Exclude the pictures and reproduce the remaining data exactly as written.

───

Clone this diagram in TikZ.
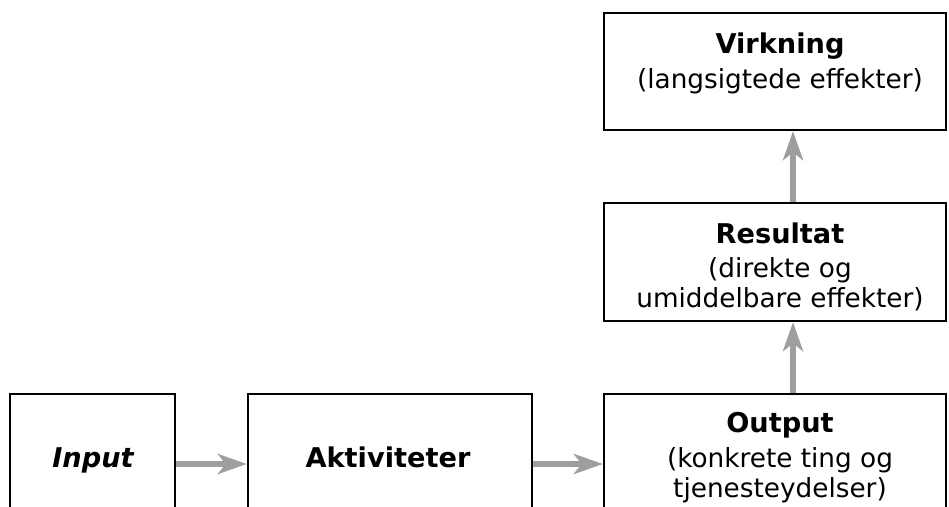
\documentclass[tikz,border=0pt]{standalone}
\usepackage{fontspec}
\setmainfont{DejaVu Sans}
\usetikzlibrary{arrows.meta}
\definecolor{arrgray}{RGB}{158,158,158}
\tikzset{
  box/.style={draw=black, line width=2.3pt, fill=white, inner sep=0pt},
  lbl/.style={anchor=base, inner sep=0pt, font=\fontsize{26.3}{30}\selectfont},
  blbl/.style={lbl, font=\fontsize{27.2}{30}\selectfont\bfseries},
  arr/.style={draw=arrgray, line width=6.5pt, -{Stealth[length=29pt, width=20pt, inset=8pt]}}
}
\begin{document}
\begin{tikzpicture}[x=1pt, y=-1pt]
\useasboundingbox (0,0) rectangle (949,506);
\clip (0,0) rectangle (949,506);
% boxes
\node[box, minimum width=342pt, minimum height=117pt] (vir) at (775,71.5) {};
\node[box, minimum width=342pt, minimum height=118pt] (res) at (775,262) {};
\node[box, minimum width=342pt, minimum height=140pt] (out) at (775,464) {};
\node[box, minimum width=165pt, minimum height=140pt] (inp) at (92.5,464) {};
\node[box, minimum width=284pt, minimum height=140pt] (akt) at (390,464) {};
% texts
\node[blbl] (v1) at (780,53) {Virkning};
\node[lbl]  (v2) at (780,88) {(langsigtede effekter)};
\node[blbl] (r1) at (780,243) {Resultat};
\node[lbl]  (r2) at (780,277) {(direkte og};
\node[lbl]  (r3) at (780,307) {umiddelbare effekter)};
\node[blbl] (o1) at (780,432) {Output};
\node[lbl]  (o2) at (780,467) {(konkrete ting og};
\node[lbl]  (o3) at (780,497) {tjenesteydelser)};
\node[blbl, font=\fontsize{27.2}{30}\selectfont\bfseries\itshape] (t1) at (93,467) {Input};
\node[blbl] (t2) at (388,467) {Aktiviteter};
% arrows
\draw[arr] (inp) -- (akt);
\draw[arr] (akt) -- (out);
\draw[arr] ([xshift=18pt]out.north) -- ([xshift=18pt]res.south);
\draw[arr] ([xshift=18pt]res.north) -- ([xshift=18pt]vir.south);
\end{tikzpicture}
\end{document}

───

Reply:
Clone this diagram in TikZ.
\documentclass[tikz,border=0pt]{standalone}
\usepackage{fontspec}
\setmainfont{DejaVu Sans}
\usetikzlibrary{arrows.meta}
\definecolor{arrgray}{RGB}{158,158,158}
\tikzset{
  box/.style={draw=black, line width=2.3pt, fill=white, inner sep=0pt},
  lbl/.style={anchor=base, inner sep=0pt, font=\fontsize{26.3}{30}\selectfont},
  blbl/.style={lbl, font=\fontsize{27.2}{30}\selectfont\bfseries},
  arr/.style={draw=arrgray, line width=6.5pt, -{Stealth[length=29pt, width=20pt, inset=8pt]}}
}
\begin{document}
\begin{tikzpicture}[x=1pt, y=-1pt]
\useasboundingbox (0,0) rectangle (949,506);
\clip (0,0) rectangle (949,506);
% boxes
\node[box, minimum width=342pt, minimum height=117pt] (vir) at (775,71.5) {};
\node[box, minimum width=342pt, minimum height=118pt] (res) at (775,262) {};
\node[box, minimum width=342pt, minimum height=140pt] (out) at (775,464) {};
\node[box, minimum width=165pt, minimum height=140pt] (inp) at (92.5,464) {};
\node[box, minimum width=284pt, minimum height=140pt] (akt) at (390,464) {};
% texts
\node[blbl] (v1) at (780,53) {Virkning};
\node[lbl]  (v2) at (780,88) {(langsigtede effekter)};
\node[blbl] (r1) at (780,243) {Resultat};
\node[lbl]  (r2) at (780,277) {(direkte og};
\node[lbl]  (r3) at (780,307) {umiddelbare effekter)};
\node[blbl] (o1) at (780,432) {Output};
\node[lbl]  (o2) at (780,467) {(konkrete ting og};
\node[lbl]  (o3) at (780,497) {tjenesteydelser)};
\node[blbl, font=\fontsize{27.2}{30}\selectfont\bfseries\itshape] (t1) at (93,467) {Input};
\node[blbl] (t2) at (388,467) {Aktiviteter};
% arrows
\draw[arr] (inp) -- (akt);
\draw[arr] (akt) -- (out);
\draw[arr] ([xshift=18pt]out.north) -- ([xshift=18pt]res.south);
\draw[arr] ([xshift=18pt]res.north) -- ([xshift=18pt]vir.south);
\end{tikzpicture}
\end{document}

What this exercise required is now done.